Distribution and severity of neuronal loss in temporal lobe sclerosis (TLS). (a) Gyrus from the crown to the depth in a case with hippocampal sclerosis (HS) but without TLS showing preservation of normal hexalaminar architecture. (b) A gyrus from a case with severe TLS showing a laminar band of neuronal loss in layer II and III (arrowhead) and apparent hypercellularity and crowding of neurons in the outer part of layer II at the interface with layer I which forms a dense cell band (arrow). (c) TLS case showing gyral to sulcal variation of neuron loss in layer II. In addition to the overlying cell crowding of layer II (arrow) in this region there is more apparent loss in the depth of the gyrus (arrowhead); the loss extends half way up the gyrus. (d) Mild TLS case showing crowding and clustering of cells in layer II through the gyral depth (arrow); neuronal loss is not perceivable at this magnification. (e) Control normal section from an adult male patient with no history of temporal lobe epilepsy for comparison to epilepsy cases.
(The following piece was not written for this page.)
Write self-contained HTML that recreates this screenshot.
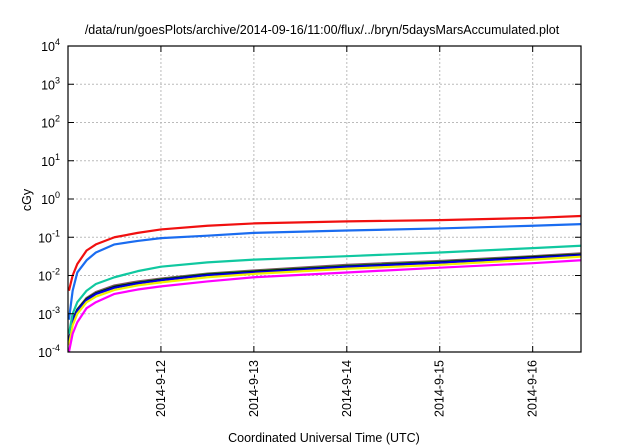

The temporal lobe was removed for the management of acutely increased intracranial pressure following head trauma. The laminar architecture in layers I-III is normal with no evidence of neuronal loss or dysplasia. (f) Cortical layers I to IV from a patient with HS and temporal lobe epilepsy but without evidence of TLS. (g) Severe TLS case with marked reduction in neurons from layers II and III compared to (e) and (f). (h) Case with less marked TLS compared to (g) Patchy and incomplete depletion of neurons from layers II and III is appreciated in a NeuN-stained section. (i) Same region as (g) on corresponding H&E-stained section demonstrates than neuronal loss is much less easily detectable in comparison to NeuN staining. All cases are stained for NeuN except h; Bars: a-d = 1000 μm; e-i = 100 μm.

Figure 3

Layer II dysplasia in temporal lobe sclerosis (TLS) cases. (a) A horizontal alignment, clustering and malorientation of residual neurones at the interface of layer I and layer II is appreciated in a NeuN immunostained section. (b) Glial fibrillary acidic protein (GFAP) immunostained section highlights a ‘tramline’ pattern of gliosis at low power involving mainly layers II and III. (c) GFAP immunostaining in layer I-III of a non-TLS case showing gliosis mainly in layer I and Chaslin's subpial band with delicate radial fibres extending toward the deeper cortical layers. (d) A TLS case shows a dense band of cellular and fibrillary gliosis in layers II and III in addition to superficial subpial gliosis. (e) TLS case with a region of marked neuron loss from deeper layer II extending into layer III with some clustering of remaining neurons in outer layer II at the interface with layer I as seen on NeuN immunostaining. (f) The corresponding section to (e) stained with calretinin immunohistochemistry shows a normal distribution and preservation of immunopositive interneurons. (g) A calretinin-stained section of postmortem tissue from the inferior temporal lobe gyrus of a normal adult control shows comparable distribution, morphology and number of calretinin-immunostained cells in the superficial cortical layers as in the TLS case in (f). (h) Focal cortical dysplasia (FCD) IIB case for comparison to TLS/layer II dysplasia cases demonstrating hypercellularity of layer II but with enlarged hypertrophic and dysmorphic neurons through the cortex, including layer II. Bar in a = 20 μm; in b = 1000 μm; in all other figures, 100 um.

Figure 4

Voronoi tessellation measurements. NeuN fields from cortical layer II in temporal lobes (a, c, e) with corresponding Voronoi polygon diagrams for the 3 fields (b, d, f). (a, b) is a non-temporal lobe sclerosis (TLS) case with a relatively even distribution of polygon sizes. (c, d) and (e, f) are TLS cases that demonstrate clustering on NeuN staining and correspondingly greater variability in polygon sizes. Bar = 10 μm.